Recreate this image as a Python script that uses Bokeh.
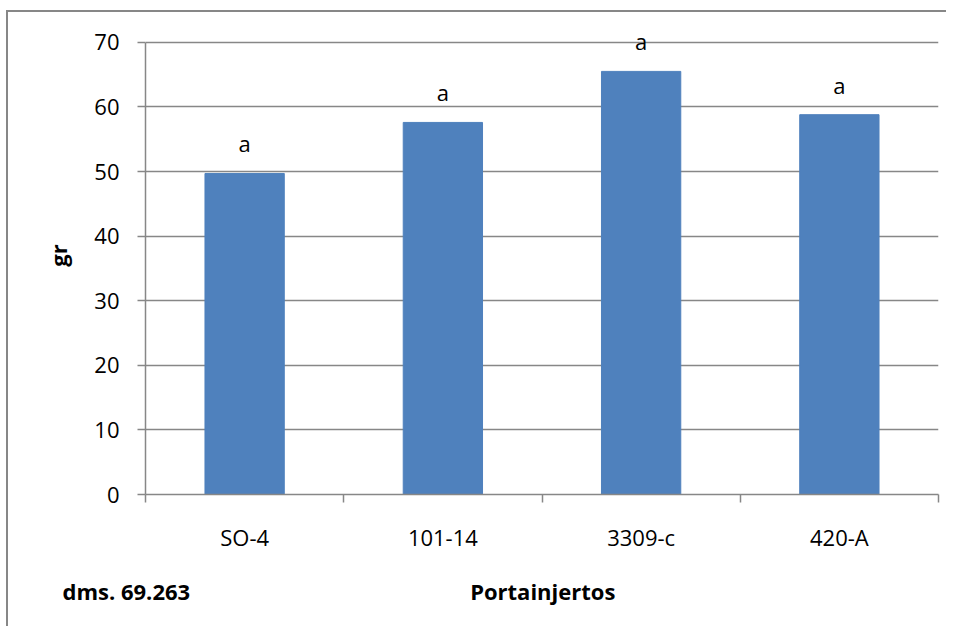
from bokeh.plotting import figure
from bokeh.models import Range1d, FixedTicker, ColumnDataSource, Title
from bokeh.core.properties import value
from bokeh.embed import file_html
from bokeh.resources import INLINE

categories = ["SO-4", "101-14", "3309-c", "420-A"]
values = [49.7, 57.6, 65.5, 58.8]
letters = ["a", "a", "a", "a"]
y_ticks = [0, 10, 20, 30, 40, 50, 60, 70]
y_label = "gr"
x_label = "Portainjertos"
note = "dms. 69.263"

FONT = "Open Sans"
GREY = "#878787"
NBSP = "\u00a0"

centers = [i + 0.5 for i in range(len(categories))]
bounds = list(range(len(categories) + 1))

src = ColumnDataSource(dict(x=centers, top=values, txt=letters))

p = figure(width=940, height=616, output_backend="svg", toolbar_location=None,
           x_range=Range1d(0, len(categories)), y_range=Range1d(y_ticks[0], y_ticks[-1] + 4),
           min_border_left=137, min_border_top=4, min_border_right=10, min_border_bottom=134)
p.styles = {"border-left": "2px solid #878787", "border-top": "2px solid #878787",
            "margin-left": "6px", "margin-top": "10px"}
p.outline_line_color = None
p.background_fill_color = "white"
p.border_fill_color = "white"

p.vbar(x="x", top="top", width=0.4, source=src, fill_color="#4F81BD", line_color="#4F81BD")
p.text(x="x", y="top", text="txt", source=src, y_offset=-30, text_align="center",
       text_baseline="alphabetic", text_font=value(FONT), text_font_size="22px", text_color="black")

# x axis
xa = p.xaxis[0]
xa.ticker = FixedTicker(ticks=centers, minor_ticks=bounds)
xa.major_label_overrides = {c: n for c, n in zip(centers, categories)}
xa.major_tick_line_color = None
xa.major_tick_out = 0
xa.major_tick_in = 0
xa.minor_tick_line_color = GREY
xa.minor_tick_line_width = 1.5
xa.minor_tick_out = 8
xa.minor_tick_in = 0
xa.axis_line_color = GREY
xa.axis_line_width = 1.5
xa.major_label_text_font = FONT
xa.major_label_text_font_size = "22px"
xa.major_label_text_color = "black"
xa.major_label_standoff = 19
# blank spacer label: pushes the bottom line a little lower
xa.axis_label = NBSP
xa.axis_label_text_font_size = "4px"
xa.axis_label_standoff = 6

# bottom line: the "dms." note (left of the plot) and the axis title (centred)
p.add_layout(Title(text=note + NBSP * 49 + x_label, align="left", offset=-83, standoff=10,
                   text_font=FONT, text_font_style="bold", text_font_size="22px",
                   text_color="black"), "below")

# y axis
ya = p.yaxis[0]
ya.ticker = FixedTicker(ticks=y_ticks)
ya.bounds = (y_ticks[0], y_ticks[-1])
ya.minor_tick_line_color = None
ya.major_tick_line_color = GREY
ya.major_tick_line_width = 1.5
ya.major_tick_out = 8
ya.major_tick_in = 0
ya.axis_line_color = GREY
ya.axis_line_width = 1.5
ya.major_label_text_font = FONT
ya.major_label_text_font_size = "22px"
ya.major_label_text_color = "black"
ya.major_label_standoff = 18
ya.axis_label = y_label
ya.axis_label_text_font = FONT
ya.axis_label_text_font_style = "bold"
ya.axis_label_text_font_size = "22px"
ya.axis_label_text_color = "black"
ya.axis_label_standoff = 18

p.xgrid.grid_line_color = None
p.ygrid.grid_line_color = GREY
p.ygrid.grid_line_width = 1.5

open("out.html", "w").write(file_html(p, INLINE))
* * * * * * *
- [Task goal] Return the material line for line, from its beginning to the line that contains "src = ColumnDataSource(dict(x=centers, top=values, txt=letters))", with the pictures left out.

- [Problem solution]
Recreate this image as a Python script that uses Bokeh.
from bokeh.plotting import figure
from bokeh.models import Range1d, FixedTicker, ColumnDataSource, Title
from bokeh.core.properties import value
from bokeh.embed import file_html
from bokeh.resources import INLINE

categories = ["SO-4", "101-14", "3309-c", "420-A"]
values = [49.7, 57.6, 65.5, 58.8]
letters = ["a", "a", "a", "a"]
y_ticks = [0, 10, 20, 30, 40, 50, 60, 70]
y_label = "gr"
x_label = "Portainjertos"
note = "dms. 69.263"

FONT = "Open Sans"
GREY = "#878787"
NBSP = "\u00a0"

centers = [i + 0.5 for i in range(len(categories))]
bounds = list(range(len(categories) + 1))

src = ColumnDataSource(dict(x=centers, top=values, txt=letters))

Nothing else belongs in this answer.